Cassano didn’t mention Lou Lucido, 61, a guitar-playing bond buyer at TCW Group Inc. in Los Angeles with a taste for the Rolling Stones. Throughout 2006 and 2007, Lucido had been buying bundles of subprime loans for an investment pool that AIG was bound by contract to insure against failure...
Lucido’s team, following criteria set by Goldman Sachs, changed almost one-third of the collateral in Davis Square III after the CDO’s creation in 2004, according to data compiled by Bloomberg from Moody’s Investors Service reports. The securities were mostly backed by the types of newer loans that are going bad at more than twice the rate of older ones. By November 2008, after U.S. taxpayers rescued AIG with a bailout that later swelled to $182.3 billion, even the highest-rated parts of Davis Square III had lost almost half their value...
Replacing good collateral with bad helped erode Davis Square III’s value. Declines in quality added to the cash AIG had to pay to holders of its insurance because its Financial Products division, headed by Cassano, made agreements with banks that included what are called collateral triggers.
The triggers kicked in when the value of the CDOs declined or if a rating company downgraded AIG’s creditworthiness. By December 2008, the insurer had paid out more than $35 billion, according to a list of collateral provided by AIG to Congress.
When the Financial Products unit agreed to guarantee certain top-rated CDO pieces, it didn’t envision that assets added later could cause losses, according to a person with knowledge of AIG’s thinking who spoke on condition of anonymity because he wasn’t authorized to comment.
So Goldman, changes the criteria, and TCW, on Goldman's changed criteria, replaces good collateral with bad, that went bad at twice the rate as the previous collateral.
And it just so happened that Goldman, had bet against the bonds, buying insurance on the deals from AIG. And then, Goldman, whose marks where lower than anyone else's on the street, kept coming to AIG for more collateral calls.
And Davis Square?
By December 2008, more than 170 AIG-insured pieces of CDOs, including parts of Davis Square III, had been taken over by a U.S. taxpayer-funded asset pool called Maiden Lane III after the street where the Federal Reserve Bank of New York is located.
Goldman Sachs and TCW’s parent, Paris-based Societe Generale SA, were paid the most before and after the New York Fed reimbursed AIG’s customers in full. Societe Generale got $16.5 billion, more than any other firm. Goldman Sachs was second with $14 billion. Together they accounted for almost half of the payouts.
New York-based Goldman Sachs was the biggest underwriter of CDOs taken over by Maiden Lane III. TCW managed about twice as many CDO assets that ended up in Maiden Lane III as anyone else, according to the AIG list and data compiled by Bloomberg.
So why do we hear that ACA choose the bonds and not Paulson? If you have all dreck in the pool in the first place, does it really matter?
After all, isn't this what Goldman does best? Offload it's junk to others?
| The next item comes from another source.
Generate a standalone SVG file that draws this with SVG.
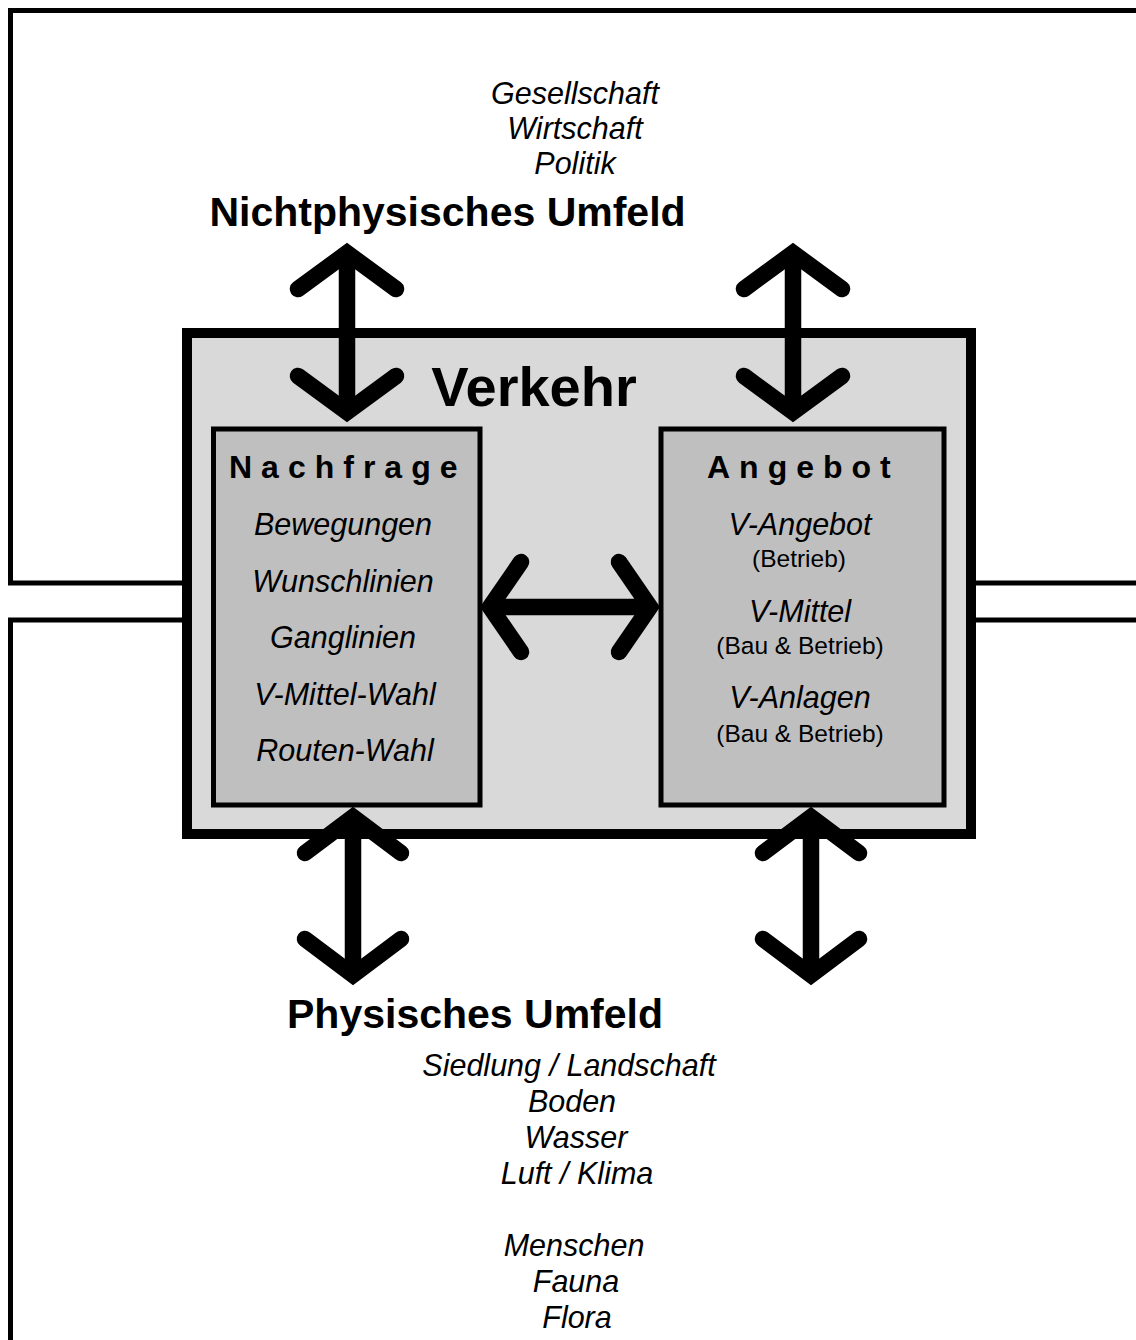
<svg xmlns="http://www.w3.org/2000/svg" width="1136" height="1340" viewBox="0 0 1136 1340">
<defs>
<style>
.frame{fill:none;stroke:#000;stroke-width:5}
.main{fill:#d9d9d9;stroke:#000;stroke-width:10}
.inner{fill:#bfbfbf;stroke:#000;stroke-width:5}
.arrow{fill:none;stroke:#000;stroke-width:16.5;stroke-linecap:round;stroke-linejoin:miter;stroke-miterlimit:10}
text{font-family:"Liberation Sans",Arial,Helvetica,sans-serif;fill:#000}
.it{font-style:italic;font-size:30.5px;text-anchor:middle}
.sm{font-size:24.5px;text-anchor:middle}
.big{font-weight:bold;font-size:41px;text-anchor:middle}
.title{font-weight:bold;font-size:56px;text-anchor:middle}
.hdr{font-weight:bold;font-size:32px;letter-spacing:9px}
</style>
</defs>
<rect width="1136" height="1340" fill="#fff"/>
<g id="nichtphysisches-umfeld">
<rect class="frame" x="10.5" y="10.5" width="1140" height="572.5"/>
<text class="it" x="575" y="104">Gesellschaft</text>
<text class="it" x="575" y="139">Wirtschaft</text>
<text class="it" x="575" y="174">Politik</text>
<text class="big" x="447.5" y="226">Nichtphysisches Umfeld</text>
</g>
<g id="physisches-umfeld">
<rect class="frame" x="10.5" y="620" width="1140" height="740"/>
<text class="big" x="475" y="1028">Physisches Umfeld</text>
<text class="it" x="569" y="1076">Siedlung / Landschaft</text>
<text class="it" x="572" y="1112">Boden</text>
<text class="it" x="576" y="1148">Wasser</text>
<text class="it" x="577" y="1184">Luft / Klima</text>
<text class="it" x="574" y="1256">Menschen</text>
<text class="it" x="576" y="1292">Fauna</text>
<text class="it" x="577" y="1328">Flora</text>
</g>
<g id="verkehr">
<rect class="main" x="187" y="333" width="784" height="501"/>
<text class="title" x="534" y="406">Verkehr</text>
</g>
<g id="nachfrage">
<rect class="inner" x="213.5" y="429" width="266.5" height="376"/>
<text class="hdr" x="229" y="478">Nachfrage</text>
<text class="it" x="343" y="535">Bewegungen</text>
<text class="it" x="343" y="591.5">Wunschlinien</text>
<text class="it" x="343" y="648">Ganglinien</text>
<text class="it" x="345" y="704.5">V-Mittel-Wahl</text>
<text class="it" x="345" y="761">Routen-Wahl</text>
</g>
<g id="angebot">
<rect class="inner" x="661" y="429" width="283" height="376"/>
<text class="hdr" x="707" y="478">Angebot</text>
<text class="it" x="800" y="535">V-Angebot</text>
<text class="sm" x="799" y="567">(Betrieb)</text>
<text class="it" x="800" y="621.5">V-Mittel</text>
<text class="sm" x="800" y="654">(Bau &amp; Betrieb)</text>
<text class="it" x="800" y="708">V-Anlagen</text>
<text class="sm" x="800" y="742">(Bau &amp; Betrieb)</text>
</g>
<g id="connectors">
<polyline class="arrow" points="298,289 347,253 396,289"/>
<line class="arrow" x1="347" y1="253" x2="347" y2="412" style="stroke-linecap:butt"/>
<polyline class="arrow" points="298,376 347,412 396,376"/>
<polyline class="arrow" points="744,289 793,253 842,289"/>
<line class="arrow" x1="793" y1="253" x2="793" y2="412" style="stroke-linecap:butt"/>
<polyline class="arrow" points="744,376 793,412 842,376"/>
<polyline class="arrow" points="305,853 353,817 401,853"/>
<line class="arrow" x1="353" y1="817" x2="353" y2="975" style="stroke-linecap:butt"/>
<polyline class="arrow" points="305,939 353,975 401,939"/>
<polyline class="arrow" points="763,853 811,817 859,853"/>
<line class="arrow" x1="811" y1="817" x2="811" y2="975" style="stroke-linecap:butt"/>
<polyline class="arrow" points="763,939 811,975 859,939"/>
<polyline class="arrow" points="521,562 490,607 521,652"/>
<line class="arrow" x1="490" y1="607" x2="650" y2="607" style="stroke-linecap:butt"/>
<polyline class="arrow" points="619,562 650,607 619,652"/>
</g>
</svg>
After all, didn't we have this testimony from Lloyd regarding their marks?
"We limited our overall credit exposure to AIG through a combination of collateral and market hedges in order to protect ourselves against the potential inability of AIG to make good on all its commitments."
"In July 2007, as the market deteriorated, we began to significantly mark down the value of our super-senior CDO positions."
"We believe that subsequent events in the housing market proved our marks to be correct -- they reflected the realistic values markets were placing on these securities."
How about 75%
So Goldman, was furiously using anybody to quickly offload the debt they had that was going bad, and using institutional investors, so they would have cover, while at the same time, telling the world that they were just facilitating trades.
And at the same time, their marks were the lowest on the street, so they could get more cash collateral, from AIG.
And then, TCW, was used as a clearinghouse for all of Goldman's bad paper.
Because Goldman, with the lowest marks on the street, was changing the collateral.
So Goldman gets $14.5 billion, and TCW (SocGen) gets $16 billion.
I just hope the SEC is smart and motivated enough to push through with this on GS and not limply settle in the end (which is what I fear will happen).